TASK BRIEF.
Which lines contain the string "matplotlib"? Please list every one of them.

GIVEN DATA.
▼
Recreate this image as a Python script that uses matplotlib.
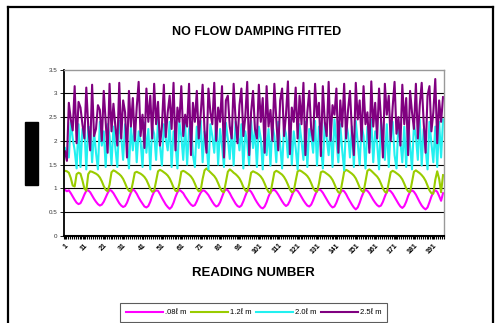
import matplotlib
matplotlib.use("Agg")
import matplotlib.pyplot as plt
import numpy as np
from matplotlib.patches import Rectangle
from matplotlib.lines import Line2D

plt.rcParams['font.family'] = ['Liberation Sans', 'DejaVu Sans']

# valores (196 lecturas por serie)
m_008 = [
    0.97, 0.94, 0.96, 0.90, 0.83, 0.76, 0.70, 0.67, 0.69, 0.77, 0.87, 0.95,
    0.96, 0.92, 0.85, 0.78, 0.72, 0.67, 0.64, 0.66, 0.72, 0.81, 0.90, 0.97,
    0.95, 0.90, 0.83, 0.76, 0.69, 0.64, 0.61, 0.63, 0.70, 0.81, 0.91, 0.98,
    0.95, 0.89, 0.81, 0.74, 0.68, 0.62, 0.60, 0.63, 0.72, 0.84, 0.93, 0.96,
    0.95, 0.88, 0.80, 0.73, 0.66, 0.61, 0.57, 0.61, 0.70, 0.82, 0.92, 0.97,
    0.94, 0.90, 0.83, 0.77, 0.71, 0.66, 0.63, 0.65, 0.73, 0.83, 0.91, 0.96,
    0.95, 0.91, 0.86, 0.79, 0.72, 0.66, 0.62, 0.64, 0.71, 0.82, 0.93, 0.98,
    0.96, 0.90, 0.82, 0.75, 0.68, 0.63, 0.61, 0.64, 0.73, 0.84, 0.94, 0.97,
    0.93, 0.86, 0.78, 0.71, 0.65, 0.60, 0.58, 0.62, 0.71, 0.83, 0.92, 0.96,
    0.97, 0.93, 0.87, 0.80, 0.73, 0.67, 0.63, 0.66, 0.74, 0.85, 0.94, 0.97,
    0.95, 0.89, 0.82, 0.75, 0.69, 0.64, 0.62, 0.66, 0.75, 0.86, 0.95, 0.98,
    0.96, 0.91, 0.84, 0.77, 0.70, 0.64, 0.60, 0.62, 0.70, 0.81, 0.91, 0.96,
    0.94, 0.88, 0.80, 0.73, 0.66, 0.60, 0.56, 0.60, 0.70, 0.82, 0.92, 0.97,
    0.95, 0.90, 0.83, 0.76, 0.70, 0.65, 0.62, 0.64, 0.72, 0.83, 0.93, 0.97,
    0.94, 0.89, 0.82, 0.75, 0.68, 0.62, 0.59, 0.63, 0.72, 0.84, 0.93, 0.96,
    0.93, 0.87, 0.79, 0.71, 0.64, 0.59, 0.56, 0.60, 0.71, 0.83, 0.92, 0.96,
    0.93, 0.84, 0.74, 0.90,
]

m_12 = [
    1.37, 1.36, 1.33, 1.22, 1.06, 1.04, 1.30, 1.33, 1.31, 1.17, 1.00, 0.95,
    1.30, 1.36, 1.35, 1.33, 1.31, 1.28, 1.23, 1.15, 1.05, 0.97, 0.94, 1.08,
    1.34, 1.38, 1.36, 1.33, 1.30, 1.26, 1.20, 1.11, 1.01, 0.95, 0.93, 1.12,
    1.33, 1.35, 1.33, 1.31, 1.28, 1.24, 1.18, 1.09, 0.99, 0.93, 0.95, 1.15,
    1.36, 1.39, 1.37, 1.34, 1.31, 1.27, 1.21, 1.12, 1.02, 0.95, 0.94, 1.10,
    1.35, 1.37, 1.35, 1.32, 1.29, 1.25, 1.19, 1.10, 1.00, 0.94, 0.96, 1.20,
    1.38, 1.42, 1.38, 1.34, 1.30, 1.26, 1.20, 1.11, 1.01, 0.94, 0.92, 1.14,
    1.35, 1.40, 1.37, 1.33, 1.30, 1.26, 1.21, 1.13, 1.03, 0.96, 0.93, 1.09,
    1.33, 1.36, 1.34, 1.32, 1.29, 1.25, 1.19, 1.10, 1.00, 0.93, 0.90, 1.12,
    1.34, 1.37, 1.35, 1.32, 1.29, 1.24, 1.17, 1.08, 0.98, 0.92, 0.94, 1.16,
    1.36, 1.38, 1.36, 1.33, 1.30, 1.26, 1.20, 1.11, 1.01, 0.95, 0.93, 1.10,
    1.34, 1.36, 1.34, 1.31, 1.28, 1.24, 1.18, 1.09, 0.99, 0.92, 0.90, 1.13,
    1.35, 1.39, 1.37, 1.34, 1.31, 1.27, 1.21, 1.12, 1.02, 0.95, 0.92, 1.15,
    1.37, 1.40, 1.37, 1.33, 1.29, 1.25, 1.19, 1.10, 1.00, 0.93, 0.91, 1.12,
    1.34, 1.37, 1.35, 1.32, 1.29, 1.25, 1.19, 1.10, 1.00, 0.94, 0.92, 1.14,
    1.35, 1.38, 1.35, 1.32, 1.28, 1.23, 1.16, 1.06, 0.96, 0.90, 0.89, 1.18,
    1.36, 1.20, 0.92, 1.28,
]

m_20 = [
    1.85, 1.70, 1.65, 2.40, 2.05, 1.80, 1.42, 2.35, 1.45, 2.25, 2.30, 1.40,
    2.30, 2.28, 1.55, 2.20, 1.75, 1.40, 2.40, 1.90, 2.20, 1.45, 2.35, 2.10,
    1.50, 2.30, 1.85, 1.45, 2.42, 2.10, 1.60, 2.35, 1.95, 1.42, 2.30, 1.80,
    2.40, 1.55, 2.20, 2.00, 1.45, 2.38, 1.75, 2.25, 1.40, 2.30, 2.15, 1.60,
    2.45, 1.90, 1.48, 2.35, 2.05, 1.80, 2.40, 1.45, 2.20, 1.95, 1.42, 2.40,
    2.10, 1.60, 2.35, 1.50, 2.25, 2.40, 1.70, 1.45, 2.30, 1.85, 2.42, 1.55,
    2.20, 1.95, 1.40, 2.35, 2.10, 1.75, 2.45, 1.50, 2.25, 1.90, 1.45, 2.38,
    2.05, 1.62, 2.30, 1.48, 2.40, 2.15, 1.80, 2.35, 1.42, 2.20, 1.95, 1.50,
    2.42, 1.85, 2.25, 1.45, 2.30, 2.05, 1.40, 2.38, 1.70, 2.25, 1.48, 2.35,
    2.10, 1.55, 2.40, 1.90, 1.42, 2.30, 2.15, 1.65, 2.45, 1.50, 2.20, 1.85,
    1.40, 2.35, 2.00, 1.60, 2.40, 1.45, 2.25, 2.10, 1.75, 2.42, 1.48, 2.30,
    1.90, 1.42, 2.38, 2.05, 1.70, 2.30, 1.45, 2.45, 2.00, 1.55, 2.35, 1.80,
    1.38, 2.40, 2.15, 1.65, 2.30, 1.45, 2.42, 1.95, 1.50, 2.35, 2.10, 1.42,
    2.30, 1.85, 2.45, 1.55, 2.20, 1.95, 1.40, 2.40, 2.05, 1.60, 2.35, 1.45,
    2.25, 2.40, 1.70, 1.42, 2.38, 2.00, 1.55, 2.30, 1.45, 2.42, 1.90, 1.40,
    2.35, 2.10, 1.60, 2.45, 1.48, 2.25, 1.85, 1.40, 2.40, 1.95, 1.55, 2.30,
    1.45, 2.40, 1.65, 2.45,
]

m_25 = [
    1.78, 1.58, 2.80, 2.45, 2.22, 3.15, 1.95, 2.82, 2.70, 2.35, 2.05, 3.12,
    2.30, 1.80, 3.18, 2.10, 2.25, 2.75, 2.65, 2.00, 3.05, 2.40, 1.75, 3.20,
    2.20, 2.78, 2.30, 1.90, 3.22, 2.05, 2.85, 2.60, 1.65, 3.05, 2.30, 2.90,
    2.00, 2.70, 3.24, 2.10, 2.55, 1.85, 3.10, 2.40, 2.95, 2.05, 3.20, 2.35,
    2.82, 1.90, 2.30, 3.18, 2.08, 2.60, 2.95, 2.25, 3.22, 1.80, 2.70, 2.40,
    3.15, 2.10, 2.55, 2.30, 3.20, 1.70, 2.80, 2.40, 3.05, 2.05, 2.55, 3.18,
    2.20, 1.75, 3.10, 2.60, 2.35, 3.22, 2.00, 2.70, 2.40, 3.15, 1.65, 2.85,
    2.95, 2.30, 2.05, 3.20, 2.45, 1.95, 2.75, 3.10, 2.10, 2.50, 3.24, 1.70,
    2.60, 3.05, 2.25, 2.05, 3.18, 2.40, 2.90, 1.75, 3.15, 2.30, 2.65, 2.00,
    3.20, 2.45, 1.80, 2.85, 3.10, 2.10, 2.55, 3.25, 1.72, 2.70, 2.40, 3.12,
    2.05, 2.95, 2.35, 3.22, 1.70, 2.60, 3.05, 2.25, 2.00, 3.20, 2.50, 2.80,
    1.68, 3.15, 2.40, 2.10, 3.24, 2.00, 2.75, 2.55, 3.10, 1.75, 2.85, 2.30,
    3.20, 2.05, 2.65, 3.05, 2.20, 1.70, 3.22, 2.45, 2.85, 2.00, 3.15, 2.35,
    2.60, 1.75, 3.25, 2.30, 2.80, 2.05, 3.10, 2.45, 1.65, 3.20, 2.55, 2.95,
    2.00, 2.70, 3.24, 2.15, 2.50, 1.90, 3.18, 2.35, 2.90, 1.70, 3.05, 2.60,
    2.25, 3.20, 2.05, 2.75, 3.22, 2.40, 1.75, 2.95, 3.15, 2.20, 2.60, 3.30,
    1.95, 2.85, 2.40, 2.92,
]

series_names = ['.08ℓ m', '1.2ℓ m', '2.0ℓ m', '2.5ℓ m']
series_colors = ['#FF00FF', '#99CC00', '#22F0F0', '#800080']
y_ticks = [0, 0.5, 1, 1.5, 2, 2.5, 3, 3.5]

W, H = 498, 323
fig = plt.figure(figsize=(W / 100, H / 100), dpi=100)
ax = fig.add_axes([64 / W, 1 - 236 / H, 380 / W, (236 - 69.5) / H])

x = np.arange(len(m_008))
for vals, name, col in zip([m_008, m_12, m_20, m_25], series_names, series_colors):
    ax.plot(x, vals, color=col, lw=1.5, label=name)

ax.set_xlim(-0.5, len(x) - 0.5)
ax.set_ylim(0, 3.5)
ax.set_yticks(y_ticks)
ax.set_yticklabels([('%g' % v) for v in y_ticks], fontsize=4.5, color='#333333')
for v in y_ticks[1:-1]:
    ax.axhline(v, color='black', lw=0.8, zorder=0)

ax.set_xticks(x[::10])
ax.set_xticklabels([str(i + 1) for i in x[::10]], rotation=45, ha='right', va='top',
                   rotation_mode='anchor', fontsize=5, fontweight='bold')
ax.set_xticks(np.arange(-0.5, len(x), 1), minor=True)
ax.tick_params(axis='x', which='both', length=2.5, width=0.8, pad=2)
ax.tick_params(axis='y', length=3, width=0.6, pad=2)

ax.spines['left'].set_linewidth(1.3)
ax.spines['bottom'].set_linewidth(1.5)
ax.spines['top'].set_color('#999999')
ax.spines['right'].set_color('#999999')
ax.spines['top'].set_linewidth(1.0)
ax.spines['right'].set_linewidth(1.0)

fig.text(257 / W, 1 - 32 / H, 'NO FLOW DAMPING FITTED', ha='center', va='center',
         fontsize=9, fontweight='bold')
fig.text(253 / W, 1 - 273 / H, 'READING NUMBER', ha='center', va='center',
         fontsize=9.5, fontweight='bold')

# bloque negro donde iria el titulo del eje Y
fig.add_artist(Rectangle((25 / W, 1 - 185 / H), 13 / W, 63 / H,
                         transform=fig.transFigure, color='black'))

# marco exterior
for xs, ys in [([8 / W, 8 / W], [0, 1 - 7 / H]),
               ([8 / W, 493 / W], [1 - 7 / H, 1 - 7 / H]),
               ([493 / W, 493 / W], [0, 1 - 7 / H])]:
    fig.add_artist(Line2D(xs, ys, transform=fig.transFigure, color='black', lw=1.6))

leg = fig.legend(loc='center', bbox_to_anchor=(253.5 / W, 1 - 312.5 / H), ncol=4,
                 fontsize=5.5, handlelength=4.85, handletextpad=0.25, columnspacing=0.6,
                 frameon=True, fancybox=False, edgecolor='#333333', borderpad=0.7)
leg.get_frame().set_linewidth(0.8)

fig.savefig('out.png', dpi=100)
▲
THE COMPLETED TASK.
Recreate this image as a Python script that uses matplotlib.
import matplotlib
matplotlib.use("Agg")
import matplotlib.pyplot as plt
from matplotlib.patches import Rectangle
from matplotlib.lines import Line2D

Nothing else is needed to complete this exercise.